At the end of The Master
there are loose ends left untied and mysteries that go unexplained. Frustration
with the film’s anticlimax and lack of a resolution is perfectly natural. But
part of the fun of this movie – and this is assuming you share my idea of fun –
is sifting through this strange and fascinating drama and guessing at what it
could all possibly mean.
This is not to say the film is some sort of scholarly
exercise; it’s much better than that. Watch the bizarre bond that forms between
a mentally unstable WWII veteran named Freddie Quell (Joaquin Phoenix, unhinged
and with a wild look in his eye) and Lancaster Dodd (Philip Seymour Hoffman,
never better), the charismatic leader of a dubious New Age church. Their
relationship twists and turns as the two men gain power and leverage over one
another. The Master is a half-mad swirl
of sexual impulses, pseudo-scientific babble and violent outbursts. I can’t say
I understood it all but I was never bored.
There are a number of thorny issues at play in Zero Dark
Thirty – the use of torture on political
detainees, the gender politics of women in government – but the heart of the
film drives at a larger, more encompassing question: Is the ultimate objective
of the War on Terror to protect the homeland from future attacks or to punish
those responsible for 9/11? For Maya (an intensely focused Jessica Chastain), the
distinction is irrelevant. Either way the goal is the same – take out Osama bin
Laden.
The film is a historical approximation of the leads and
events that resulted in bin Laden’s death on May 2, 2011, but what elevates it
beyond the level of a made-for-TV movie is director Kathryn Bigelow’s
remarkable craftsmanship and eye for poetic detail.

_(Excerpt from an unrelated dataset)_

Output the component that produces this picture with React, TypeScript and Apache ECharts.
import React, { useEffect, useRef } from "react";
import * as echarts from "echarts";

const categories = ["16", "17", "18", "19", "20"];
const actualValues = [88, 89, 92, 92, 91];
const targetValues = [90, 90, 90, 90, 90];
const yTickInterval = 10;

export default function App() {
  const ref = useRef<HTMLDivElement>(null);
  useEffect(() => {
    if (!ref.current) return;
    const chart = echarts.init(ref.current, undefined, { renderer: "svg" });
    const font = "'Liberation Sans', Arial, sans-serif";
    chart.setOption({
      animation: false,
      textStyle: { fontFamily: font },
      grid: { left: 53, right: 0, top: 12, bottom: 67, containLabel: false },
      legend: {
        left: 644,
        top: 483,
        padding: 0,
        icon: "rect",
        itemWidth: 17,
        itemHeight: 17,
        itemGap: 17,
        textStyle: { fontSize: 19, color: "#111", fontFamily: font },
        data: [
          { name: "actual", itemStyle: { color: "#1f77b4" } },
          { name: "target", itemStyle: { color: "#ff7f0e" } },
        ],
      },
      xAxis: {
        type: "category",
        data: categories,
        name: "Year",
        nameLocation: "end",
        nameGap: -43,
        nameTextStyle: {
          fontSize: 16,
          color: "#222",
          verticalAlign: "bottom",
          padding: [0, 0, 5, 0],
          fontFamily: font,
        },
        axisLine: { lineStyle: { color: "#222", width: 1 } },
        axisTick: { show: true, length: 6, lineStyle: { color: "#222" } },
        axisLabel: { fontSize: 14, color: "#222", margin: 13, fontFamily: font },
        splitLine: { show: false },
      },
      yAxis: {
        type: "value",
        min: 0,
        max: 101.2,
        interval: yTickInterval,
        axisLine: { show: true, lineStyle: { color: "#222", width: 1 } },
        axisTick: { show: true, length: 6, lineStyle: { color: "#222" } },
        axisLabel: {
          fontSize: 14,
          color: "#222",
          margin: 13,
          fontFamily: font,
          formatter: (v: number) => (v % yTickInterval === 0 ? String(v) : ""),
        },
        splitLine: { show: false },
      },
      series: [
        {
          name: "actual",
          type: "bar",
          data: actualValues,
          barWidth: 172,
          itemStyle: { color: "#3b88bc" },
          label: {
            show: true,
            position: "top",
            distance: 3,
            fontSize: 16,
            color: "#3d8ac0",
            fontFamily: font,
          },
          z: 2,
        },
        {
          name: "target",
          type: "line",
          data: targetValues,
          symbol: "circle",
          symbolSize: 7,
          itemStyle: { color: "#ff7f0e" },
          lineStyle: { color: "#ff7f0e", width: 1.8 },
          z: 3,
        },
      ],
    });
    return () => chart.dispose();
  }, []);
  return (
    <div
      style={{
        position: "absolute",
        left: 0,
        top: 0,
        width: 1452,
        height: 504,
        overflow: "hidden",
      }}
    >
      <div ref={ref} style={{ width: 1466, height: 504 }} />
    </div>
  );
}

The final assault on bin
Laden’s compound – a flurry of night vision green and fiery explosions set
against the darkness of night – is as tense as any action movie. When the dust
clears, the human drama ends on a note of bittersweet uncertainty. Whether bin
Laden was killed for the sake of homeland security or justice may not matter
from a military perspective but emotionally how does one reconcile the two and
move on?
3) Amour
Amour is a movie of
few words so it seems wrong to use too many here to describe its greatness.

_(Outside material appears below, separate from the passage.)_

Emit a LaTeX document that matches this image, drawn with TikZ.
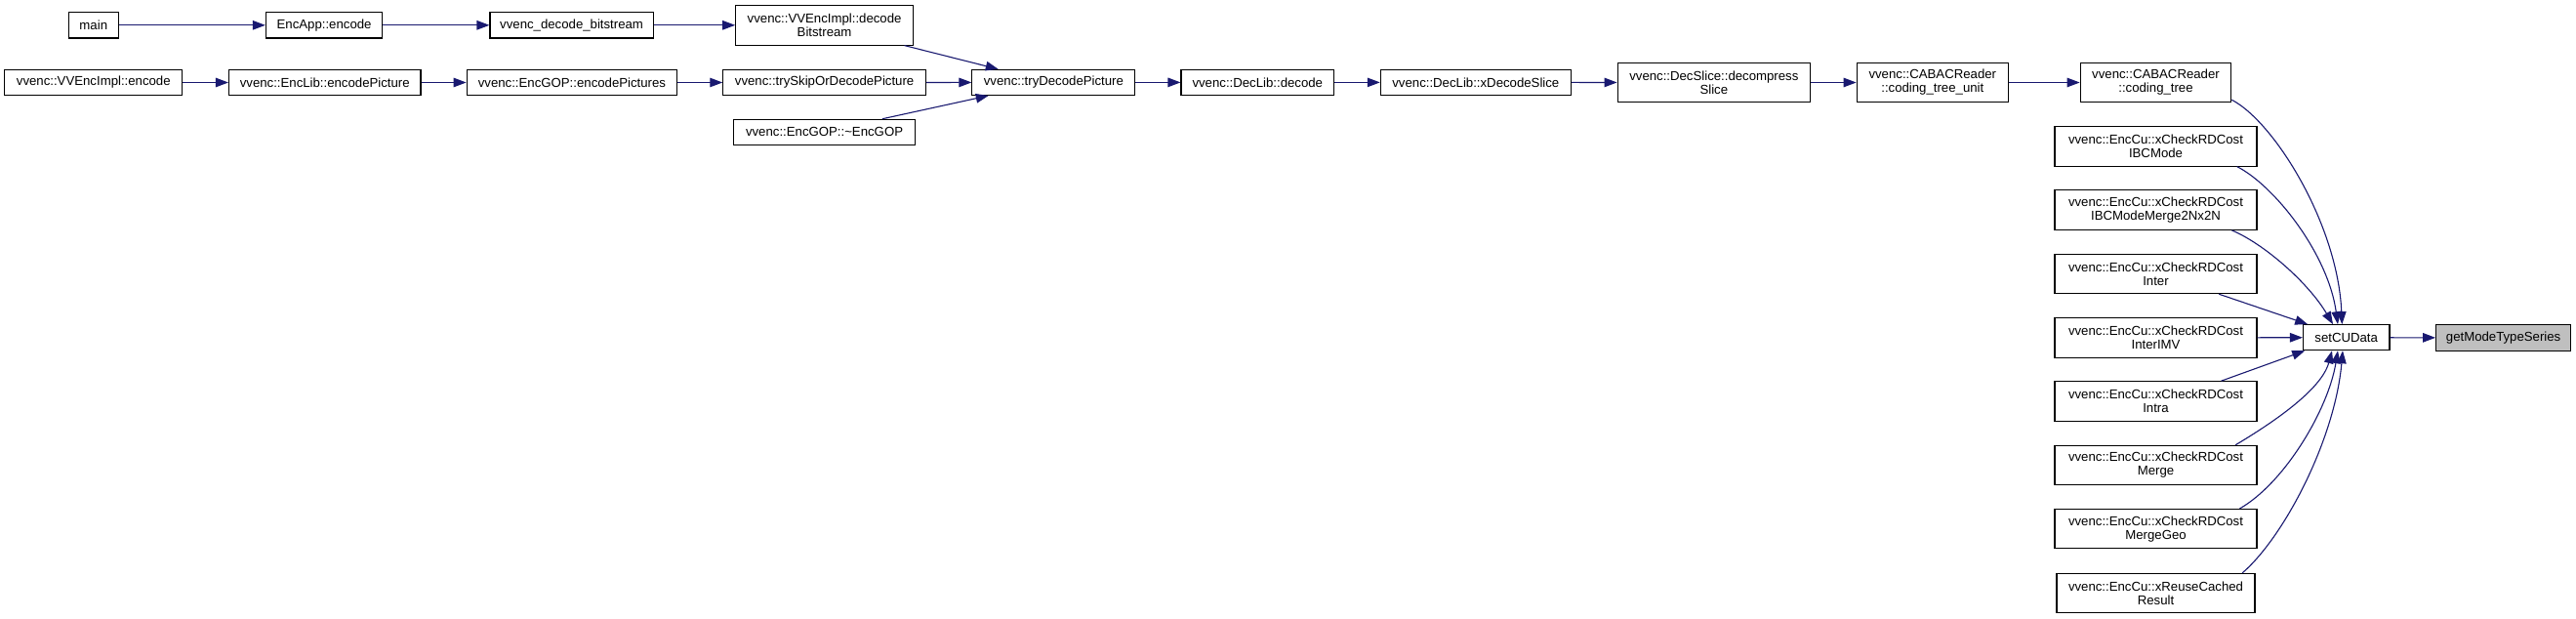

This quiet, poignant love story follows an elderly couple as the husband
grapples with the deteriorating health of his wife. Through the keen direction
of Michael Haneke the film reveals intimate depths of its characters’ emotional
lives often with little or no dialogue.
Amour is a
devastating study of life and love in its final stages. It explores the
difficulty of dying with dignity and of finally letting go when the time is
right, but it is not all doom and gloom. Few movies are this honest and true.
Every moment in it feels real and its message is ultimately life affirming.

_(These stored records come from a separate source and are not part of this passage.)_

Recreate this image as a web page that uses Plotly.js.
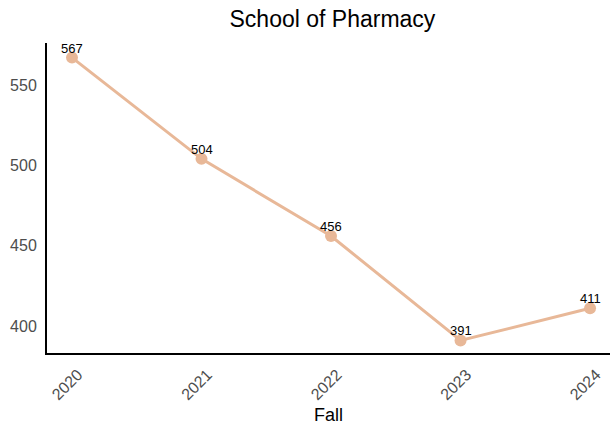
<!DOCTYPE html>
<html>
<head>
<script src="https://cdn.plot.ly/plotly-3.0.1.min.js"></script>
<style>body{margin:0;padding:0;}#chart{width:610px;height:429px;}</style>
</head>
<body>
<div id="chart"></div>
<script>
const years = [2020, 2021, 2022, 2023, 2024];
const enrollment = [567, 504, 456, 391, 411];
const yTicks = [400, 450, 500, 550];
const FONT = 'Liberation Sans, Arial, sans-serif';
const COLOR = '#E8B898';

const trace = {
  x: years,
  y: enrollment,
  mode: 'lines+markers',
  line: {color: COLOR, width: 3},
  marker: {color: COLOR, size: 12},
  hoverinfo: 'skip',
  cliponaxis: false
};

const labels = years.map((yr, i) => ({
  x: yr, y: enrollment[i], xref: 'x', yref: 'y',
  text: String(enrollment[i]), showarrow: false,
  xanchor: 'center', yanchor: 'bottom', yshift: 0,
  font: {family: FONT, size: 13, color: '#000'}
}));

const layout = {
  width: 610, height: 429,
  margin: {l: 47, r: 0, t: 43, b: 76},
  paper_bgcolor: '#fff', plot_bgcolor: '#fff',
  showlegend: false,
  font: {family: FONT},
  annotations: labels,
  title: {text: 'School of Pharmacy', x: 0.545, xanchor: 'center', y: 0.975, yanchor: 'top',
          font: {size: 23, color: '#000'}},
  xaxis: {
    range: [2019.807, 2024.154],
    tickvals: years, ticktext: years.map(String),
    tickangle: -45,
    showgrid: false, zeroline: false,
    showline: true, linecolor: '#000', linewidth: 2,
    ticks: 'outside', ticklen: 4, tickcolor: 'rgba(0,0,0,0)',
    ticklabelshift: 6,
    tickfont: {size: 16, color: '#4d4d4d'},
    title: {text: 'Fall', font: {size: 18, color: '#000'}, standoff: 6}
  },
  yaxis: {
    range: [383.2, 576.1],
    tickvals: yTicks,
    showgrid: false, zeroline: false,
    showline: true, linecolor: '#000', linewidth: 2,
    ticks: 'outside', ticklen: 5, tickcolor: 'rgba(0,0,0,0)',
    tickfont: {size: 16, color: '#4d4d4d'}
  }
};

Plotly.newPlot('chart', [trace], layout, {displayModeBar: false, staticPlot: true});
</script>
</body>
</html>
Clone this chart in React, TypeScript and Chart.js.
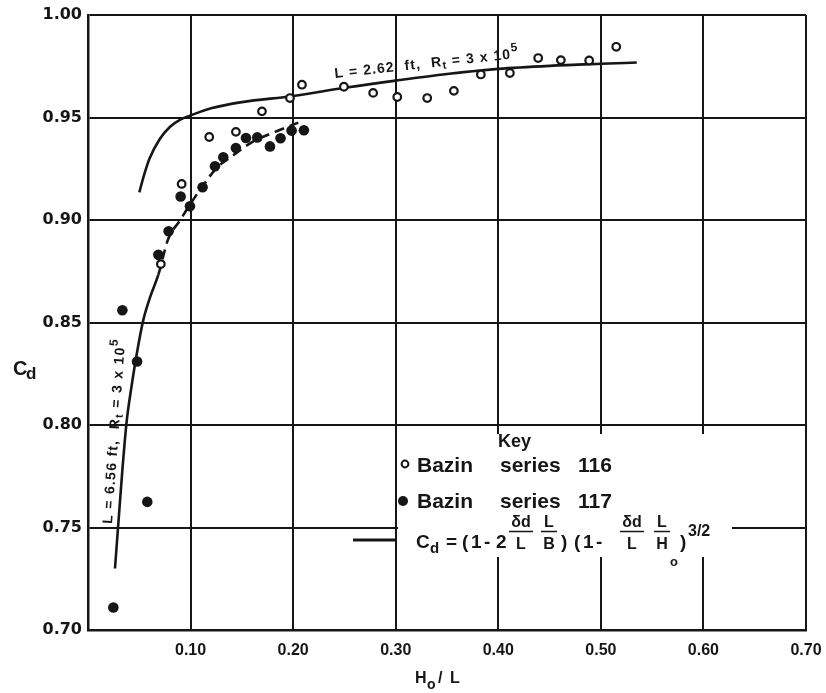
import React, { useEffect, useRef } from 'react';
import { Chart, registerables } from 'chart.js';

Chart.register(...registerables);

// ---- data ----
const series116X = [0.071, 0.0913, 0.1182, 0.1442, 0.1696, 0.1969, 0.2086, 0.2495, 0.278, 0.3015, 0.3307, 0.3567, 0.383, 0.4113, 0.4389, 0.461, 0.4886, 0.515];
const series116Y = [0.8785, 0.9176, 0.9405, 0.943, 0.953, 0.9595, 0.966, 0.965, 0.962, 0.96, 0.9595, 0.963, 0.971, 0.9717, 0.979, 0.978, 0.9778, 0.9845];

const series117X = [0.0247, 0.0335, 0.0478, 0.0578, 0.0686, 0.0786, 0.0903, 0.0994, 0.1117, 0.1238, 0.1319, 0.1442, 0.154, 0.165, 0.1774, 0.1877, 0.1985, 0.2105];
const series117Y = [0.711, 0.856, 0.831, 0.7625, 0.883, 0.8945, 0.9115, 0.9067, 0.916, 0.9262, 0.9306, 0.9351, 0.94, 0.9403, 0.9359, 0.9399, 0.9436, 0.9438];

const curve262X = [0.05, 0.055, 0.06, 0.07, 0.08, 0.09, 0.1, 0.12, 0.15, 0.2, 0.25, 0.3, 0.35, 0.4, 0.45, 0.5, 0.535];
const curve262Y = [0.9135, 0.9225, 0.93, 0.9395, 0.9455, 0.949, 0.951, 0.9545, 0.9575, 0.9605, 0.9645, 0.968, 0.9712, 0.9737, 0.9752, 0.9762, 0.9768];

const curve656X = [0.0263, 0.0295, 0.0335, 0.0377, 0.0425, 0.0474, 0.054, 0.061, 0.0686, 0.078, 0.09, 0.0994, 0.1125, 0.1254, 0.14, 0.16, 0.18, 0.205];
const curve656Y = [0.73, 0.7514, 0.778, 0.8018, 0.819, 0.8343, 0.8514, 0.863, 0.8733, 0.8905, 0.9, 0.9075, 0.917, 0.9254, 0.931, 0.938, 0.9425, 0.9475];

const X_MIN = 0;
const X_MAX = 0.7;
const X_STEP = 0.1;
const Y_MIN = 0.7;
const Y_MAX = 1.0;
const Y_STEP = 0.05;

const LEGEND_KEY = 'Key';
const LEGEND_116 = ['Bazin', 'series', '116'];
const LEGEND_117 = ['Bazin', 'series', '117'];

const INK = '#161616';
const SANS = '"Liberation Sans", Arial, sans-serif';
const F = (size: number, fam: string = SANS) => `bold ${size}px ${fam}`;

const zip = (xs: number[], ys: number[]) => xs.map((x, i) => ({ x, y: ys[i] }));

type Part = { t: string; size: number; dy: number };

function drawRun(ctx: CanvasRenderingContext2D, parts: Part[], x: number, y: number, angle: number, spacing: number) {
  ctx.save();
  ctx.translate(x, y);
  ctx.rotate(angle);
  (ctx as any).letterSpacing = spacing + 'px';
  let cx = 0;
  for (const p of parts) {
    ctx.font = F(p.size);
    ctx.fillText(p.t, cx, p.dy);
    cx += ctx.measureText(p.t).width;
  }
  ctx.restore();
}

function frac(ctx: CanvasRenderingContext2D, num: string, den: string, cx: number, halfW: number) {
  ctx.textAlign = 'center';
  ctx.font = F(16);
  ctx.fillText(num, cx, 527);
  ctx.fillText(den, cx, 549);
  ctx.beginPath();
  ctx.lineWidth = 1.5;
  ctx.moveTo(cx - halfW, 531.5);
  ctx.lineTo(cx + halfW, 531.5);
  ctx.stroke();
  ctx.textAlign = 'left';
}

const annotationPlugin = {
  id: 'annot',
  afterDatasetsDraw(chart: any) {
    const ctx: CanvasRenderingContext2D = chart.ctx;
    ctx.save();
    ctx.textBaseline = 'alphabetic';
    ctx.textAlign = 'left';

    // legend area (white, breaks grid lines)
    ctx.fillStyle = '#fff';
    ctx.fillRect(398, 434, 334, 123);

    ctx.fillStyle = INK;
    ctx.strokeStyle = INK;
    ctx.font = F(18);
    ctx.fillText(LEGEND_KEY, 498, 447);

    // row 1: open circle
    ctx.lineWidth = 2;
    ctx.beginPath();
    ctx.arc(405, 464, 3.4, 0, Math.PI * 2);
    ctx.fillStyle = '#fff';
    ctx.fill();
    ctx.stroke();
    ctx.fillStyle = INK;
    ctx.font = F(21);
    ctx.fillText(LEGEND_116[0], 417, 472);
    ctx.fillText(LEGEND_116[1], 500, 472);
    ctx.fillText(LEGEND_116[2], 578, 472);

    // row 2: filled circle
    ctx.beginPath();
    ctx.arc(403, 501, 5, 0, Math.PI * 2);
    ctx.fill();
    ctx.fillText(LEGEND_117[0], 417, 508);
    ctx.fillText(LEGEND_117[1], 500, 508);
    ctx.fillText(LEGEND_117[2], 578, 508);

    // row 3: line sample + formula
    ctx.lineWidth = 3;
    ctx.beginPath();
    ctx.moveTo(353, 540);
    ctx.lineTo(396, 540);
    ctx.stroke();

    ctx.font = F(19);
    ctx.fillText('C', 416, 548);
    ctx.font = F(15);
    ctx.fillText('d', 430, 553);
    ctx.font = F(19);
    ctx.fillText('=', 446, 548);
    ctx.fillText('(', 462, 548);
    ctx.fillText('1', 471, 548);
    ctx.fillText('-', 484, 548);
    ctx.fillText('2', 496, 548);
    frac(ctx, 'δd', 'L', 521, 12);
    frac(ctx, 'L', 'B', 549, 8);
    ctx.font = F(19);
    ctx.fillText(')', 561, 548);
    ctx.fillText('(', 574, 548);
    ctx.fillText('1', 583, 548);
    ctx.fillText('-', 596, 548);
    frac(ctx, 'δd', 'L', 632, 12);
    frac(ctx, 'L', 'H', 662, 8);
    ctx.font = F(13);
    ctx.fillText('o', 670, 566);
    ctx.font = F(19);
    ctx.fillText(')', 680, 548);
    ctx.font = F(16);
    ctx.fillText('3/2', 688, 536);

    // curve labels
    drawRun(ctx, [
      { t: 'L = 2.62  ft,  R', size: 14, dy: 0 },
      { t: 't', size: 11, dy: 3 },
      { t: ' = 3 x 10', size: 14, dy: 0 },
      { t: '5', size: 12, dy: -7 },
    ], 335, 78, -0.11, 1.1);

    drawRun(ctx, [
      { t: 'L = 6.56 ft,  R', size: 14, dy: 0 },
      { t: 't', size: 11, dy: 3 },
      { t: ' = 3 x 10', size: 14, dy: 0 },
      { t: '5', size: 12, dy: -7 },
    ], 112, 524, -1.5, 1.3);

    // axis titles
    ctx.font = F(20);
    ctx.fillText('C', 13, 375);
    ctx.font = F(17);
    ctx.fillText('d', 26, 379);

    ctx.font = F(16);
    ctx.fillText('H', 415, 683);
    ctx.font = F(14);
    ctx.fillText('o', 427, 689);
    ctx.font = F(16);
    ctx.fillText('/', 438, 683);
    ctx.fillText('L', 450, 683);

    ctx.restore();
  },
};

export default function App() {
  const ref = useRef<HTMLCanvasElement | null>(null);

  useEffect(() => {
    document.body.style.margin = '0';
    const canvas = ref.current;
    if (!canvas) return;

    const chart = new Chart(canvas, {
      type: 'scatter',
      data: {
        datasets: [
          {
            label: 'Bazin series 116',
            data: zip(series116X, series116Y),
            pointRadius: 3.8,
            pointBorderWidth: 2.2,
            pointBackgroundColor: '#fff',
            pointBorderColor: INK,
            showLine: false,
          },
          {
            label: 'Bazin series 117',
            data: zip(series117X, series117Y),
            pointRadius: 5.3,
            pointBorderWidth: 0,
            pointBackgroundColor: INK,
            pointBorderColor: INK,
            showLine: false,
          },
          {
            label: 'L = 2.62 ft',
            data: zip(curve262X, curve262Y),
            showLine: true,
            pointRadius: 0,
            borderColor: INK,
            borderWidth: 2.6,
            cubicInterpolationMode: 'monotone',
            fill: false,
          },
          {
            label: 'L = 6.56 ft',
            data: zip(curve656X, curve656Y),
            showLine: true,
            pointRadius: 0,
            borderColor: INK,
            borderWidth: 2.6,
            cubicInterpolationMode: 'monotone',
            fill: false,
            segment: {
              borderDash: (c: any) => (c.p0.parsed.x >= 0.068 ? [10, 6] : undefined),
            },
          },
        ],
      } as any,
      options: {
        responsive: false,
        animation: false,
        devicePixelRatio: 1,
        layout: { padding: { left: 0, right: 0, top: 15, bottom: 0 } },
        plugins: {
          legend: { display: false },
          tooltip: { enabled: false },
        },
        scales: {
          x: {
            type: 'linear',
            min: X_MIN,
            max: X_MAX,
            ticks: {
              stepSize: X_STEP,
              autoSkip: false,
              maxRotation: 0,
              padding: 11,
              color: INK,
              font: { family: SANS, size: 16, weight: 'bold' },
              callback: (v: any) => (Math.abs(v) < 1e-9 ? '' : Number(v).toFixed(2)),
            },
            grid: { color: INK, lineWidth: 2, drawTicks: false },
            border: { color: INK, width: 2.5 },
            afterFit: (s: any) => {
              s.height = 63;
              s.paddingRight = 20;
              s.paddingLeft = 0;
            },
          },
          y: {
            type: 'linear',
            min: Y_MIN,
            max: Y_MAX,
            ticks: {
              stepSize: Y_STEP,
              padding: 6,
              color: INK,
              font: { family: '"DejaVu Sans", sans-serif', size: 16, weight: 'bold' },
              callback: (v: any) => Number(v).toFixed(2),
            },
            grid: { color: INK, lineWidth: 2, drawTicks: false },
            border: { color: INK, width: 2.5 },
            afterFit: (s: any) => {
              s.width = 88;
              s.paddingTop = 0;
              s.paddingBottom = 0;
            },
          },
        },
      } as any,
      plugins: [annotationPlugin],
    });

    return () => chart.destroy();
  }, []);

  return (
    <div style={{ width: 826, height: 693, background: '#fff' }}>
      <canvas ref={ref} width={826} height={693} style={{ display: 'block' }} />
    </div>
  );
}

2) Lincoln (Original Review)
There’s no sense in hiding it. Director Steven Spielberg and
screenwriter Tony Kushner’s Lincoln is a
history lesson. But what this impressive, entertaining movie shows us is that
the participants of history were real people with large personalities, not some
culmination of dates and facts like our high school curriculum might have us
believe. They were politicians who were as prone to grandstanding and as
stubbornly biased as today’s elected officials are. Lincoln’s thirteenth
amendment to the Constitution, which abolished slavery, was an ambitious piece
of legislation and its passage required bravery and political cunning, but also
bribery.
There is no mistaking that Lincoln is a Steven Spielberg prestige picture – it is
beautifully shot and features a slew of exceptional performances that will no
doubt make the Oscar voters swoon – but it is also vibrant and alive in a way
few period pieces are. Abraham Lincoln and the congressmen of his time
understood they were making history but for them it was a very real present
where victory was far from certain. History lessons are rarely as fascinating
and exciting as this one.
Moonrise Kingdom has
the warm feel of a half-forgotten childhood memory and director Wes Anderson
brings it to life with the visual whimsy of a picture book. The movie breezes
by, telling the story of Sam and Suzy (Jared Gilman and Kara Hayward, each
pitch perfect), two lovesick kids who run away from home to be with one
another. They are mature beyond their years and yet also heartbreakingly naïve,
blissfully unaware of the crushing reality that awaits them outside the bubble
of childhood.
This sad fact of life is not lost on the other inhabitants
of the small New England island where the film takes place. The remaining cast
of characters, a motley crew of melancholic grown-ups, drift in and out of the
picture, desperate to find Sam and Suzy while also preoccupied with their own
adult problems. Wes Anderson and Roman Coppola’s script finds bittersweet humor
in their characters’ lives but never condescends to them. This blend of comedy
and pathos is a delicate balancing act but Wes Anderson and his terrific cast –
including Frances McDormand, Bill Murray, Ed Norton and Bruce Willis – walk the
tightrope wonderfully.
Much like the private cove its young heroes discover and
seek refuge in (and also gives the film its name), Moonrise Kingdom is an inviting paradise. One visit is not enough.